All the numbers would be factored into her buying decisions: sale price, renovation costs, holding costs, predicted sale price, sales commission and legal fees. The properties were carefully chosen, and it sometimes took months for her to find them. But they returned her patience with impressive profits.

She also started to purchase buy-and-hold investments: all home and incomes.

Rather than working on a yield basis, she created her own passive income formula – factoring in all the costs, and then working out what she came out with at the end.

"When I buy a property, I put down my deposit, then deduct the mortgage cost, rates, insurance, maintenance allowance and utilities. After those deductions I want to have cash left over, then I will buy the property. I like to have a minimum of $200 per week left over.”

Passive Income

When Kelvin retired recently, she decided she needed to replace his salary with passive income from rentals, so she searched the country for multi-unit deals that would yield $100k plus a year.

“I knew that I would need to buy one or two multi-unit properties to make this work,” she says. “So I searched long and hard. I eventually found two blocks of units which have replaced the income he was earning.”

‘The debt collectors would call me every month asking for money. I was incredibly stressed for two years’ Nicole Lewis

“The best buy I found was a block of three units on one title in the heart of Grey Lynn (Auckland CBD fringe). I was sure it would be around $2.5 million which made the deal too expensive for me. The rent was $1600 per week. The property did not meet Healthy Homes standards and was in need of a cosmetic renovation. At the auction there were two bidders, myself, and one other: neither of us bid. I decided to make an offer that evening of $1.7 million, which was accepted.

“I spent $10,000 on Healthy Homes and $7,000 on carpet and repairs. The house was then valued at $2.9 million by a bank-approved valuer.
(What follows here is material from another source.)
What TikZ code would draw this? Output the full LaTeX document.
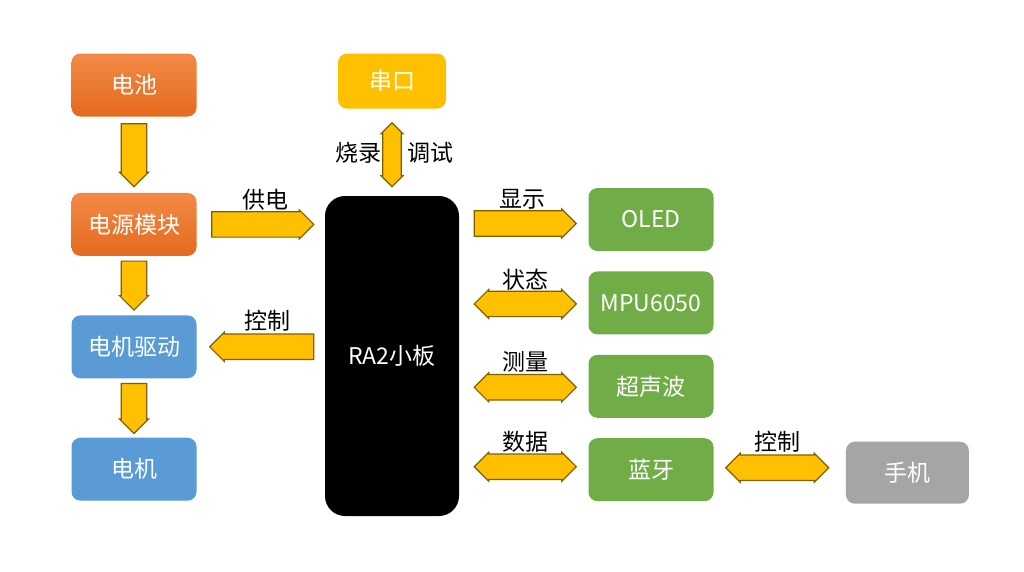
\documentclass[tikz,border=0pt]{standalone}
\usepackage{fontspec}
\setmainfont{Noto Sans CJK SC}
\usepackage{xcolor}
\usepackage{tikz}
\usetikzlibrary{calc,positioning,shapes.arrows}
\definecolor{batorangetop}{RGB}{242,138,70}
\definecolor{batorangebot}{RGB}{228,106,30}
\definecolor{drvblue}{RGB}{91,155,213}
\definecolor{periphgreen}{RGB}{112,173,71}
\definecolor{portgold}{RGB}{255,192,0}
\definecolor{phonegray}{RGB}{165,165,165}
\definecolor{arrowfill}{RGB}{255,192,0}
\definecolor{arrowline}{RGB}{127,96,0}
% one-way block arrow: name, from (tail), to (tip), angle
\newcommand{\fwdarrow}[4]{%
  \path let \p1=(#2), \p2=(#3), \n1={veclen(\x2-\x1,\y2-\y1)} in
    node[fwd, minimum height=\n1, rotate=#4, anchor=tail] (#1) at (\p1) {};}
% two-way block arrow: name, from, to, angle, extra style
\newcommand{\bothwayarrow}[5][]{%
  \path let \p1=(#3), \p2=(#4), \n1={veclen(\x2-\x1,\y2-\y1)} in
    node[both, #1, minimum height=\n1, rotate=#5] (#2) at ($(\p1)!0.5!(\p2)$) {};}

\begin{document}
\begin{tikzpicture}[
    x=1pt, y=-1pt,
    font=\fontsize{23}{27}\selectfont,
    box/.style={rounded corners=9pt, text=white, align=center, inner sep=0pt, minimum width=125pt, minimum height=63pt},
    orangebox/.style={box, top color=batorangetop, bottom color=batorangebot},
    bluebox/.style={box, fill=drvblue},
    greenbox/.style={box, fill=periphgreen},
    goldbox/.style={box, fill=portgold, minimum width=108pt, minimum height=55pt},
    graybox/.style={box, fill=phonegray, minimum width=123pt, minimum height=62pt},
    board/.style={rounded corners=20pt, fill=black, text=white, minimum width=134pt, minimum height=320pt},
    arrowbase/.style={draw=arrowline, fill=arrowfill, line width=1.2pt, inner xsep=0pt, inner ysep=6.5pt, outer sep=0pt, minimum width=29pt},
    fwd/.style={arrowbase, single arrow, single arrow head extend=1pt},
    both/.style={arrowbase, double arrow, double arrow head extend=1pt},
    slim/.style={inner ysep=4.5pt, minimum width=22pt},
    lbl/.style={text=black, inner sep=0pt}
  ]
    \fill[white] (0,0) rectangle (1024,571);
    \useasboundingbox (0,0) rectangle (1024,571);
    % power chain
    \node[orangebox] (bat) at (134,85) {电池};
    \node[orangebox, below=76pt of bat] (pwr) {电源模块};
    \node[bluebox, below=59pt of pwr] (drv) {电机驱动};
    \node[bluebox, below=59pt of drv] (mot) {电机};
    % controller
    \node[board] (ra2) at (392,356) {RA2小板};
    \node[goldbox, above=87pt of ra2] (com) {串口};
    % peripherals
    \node[greenbox] (oled) at (651,219.5) {OLED};
    \node[greenbox, below=20pt of oled] (mpu) {MPU6050};
    \node[greenbox, below=20pt of mpu] (sonic) {超声波};
    \node[greenbox, below=20pt of sonic] (bt) {蓝牙};
    \node[graybox, right=132pt of bt, yshift=-3pt] (phone) {手机};
    % arrows
    \fwdarrow{a1}{$(bat.south)+(0,7)$}{$(pwr.north)+(0,-6)$}{-90}
    \fwdarrow{a2}{$(pwr.south)+(0,5)$}{$(drv.north)+(0,-5)$}{-90}
    \fwdarrow{a3}{$(drv.south)+(0,5)$}{$(mot.north)+(0,-4)$}{-90}
    \fwdarrow{a4}{$(pwr.east)+(15,0)$}{$(pwr.east -| ra2.west)+(-11,0)$}{0}
    \fwdarrow{a5}{$(drv.east -| ra2.west)+(-11,0)$}{$(drv.east)+(13,0)$}{180}
    \bothwayarrow[slim]{a6}{$(com.south)+(0,14)$}{$(ra2.north)+(0,-9)$}{90}
    \fwdarrow{a7}{$(ra2.east |- oled.west)+(15,4)$}{$(oled.west)+(-12,4)$}{0}
    \bothwayarrow{a8}{$(ra2.east |- mpu.west)+(15,1)$}{$(mpu.west)+(-12,1)$}{0}
    \bothwayarrow{a9}{$(ra2.east |- sonic.west)+(15,1)$}{$(sonic.west)+(-12,1)$}{0}
    \bothwayarrow{a10}{$(ra2.east |- bt.west)+(15,-3)$}{$(bt.west)+(-12,-3)$}{0}
    \bothwayarrow{a11}{$(bt.east)+(12,-2)$}{$(bt.east -| phone.west)+(-17,-2)$}{0}
    % labels
    \node[lbl] at ($(a4)+(9,-25)$) {供电};
    \node[lbl] at ($(a5)+(-1,-26)$) {控制};
    \node[lbl] at ($(a6)+(-34,-2)$) {烧录};
    \node[lbl] at ($(a6)+(38,-2)$) {调试};
    \node[lbl] at ($(a7)+(4,-24)$) {显示};
    \node[lbl] at ($(a8)+(0,-24)$) {状态};
    \node[lbl] at ($(a9)+(0,-25)$) {测量};
    \node[lbl] at ($(a10)+(0,-25)$) {数据};
    \node[lbl] at ($(a11)+(0,-26)$) {控制};
  \end{tikzpicture}
\end{document}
The market rent was $2050 per week, so we put the rent up to meet the market. After costs and expenses, the passive income is $1500 per week; that’s $78,000 per annum.”

Nichole is now CEO of The Property Lifestyle; a company that helps investors achieve their own financial freedom through property. She’s also written a book, Property Quadrants: The Passive Income Formula to Own Your Financial, that has achieved “international best-seller” status on Amazon and is now in print in New Zealand.

She is positive about the present state of the residential market in this country. “There are so many deals out there, and it is a great time to flip,” she says. “Houses are sitting on the market longer and people are more motivated to sell. It’s a brilliant time to add to a portfolio.”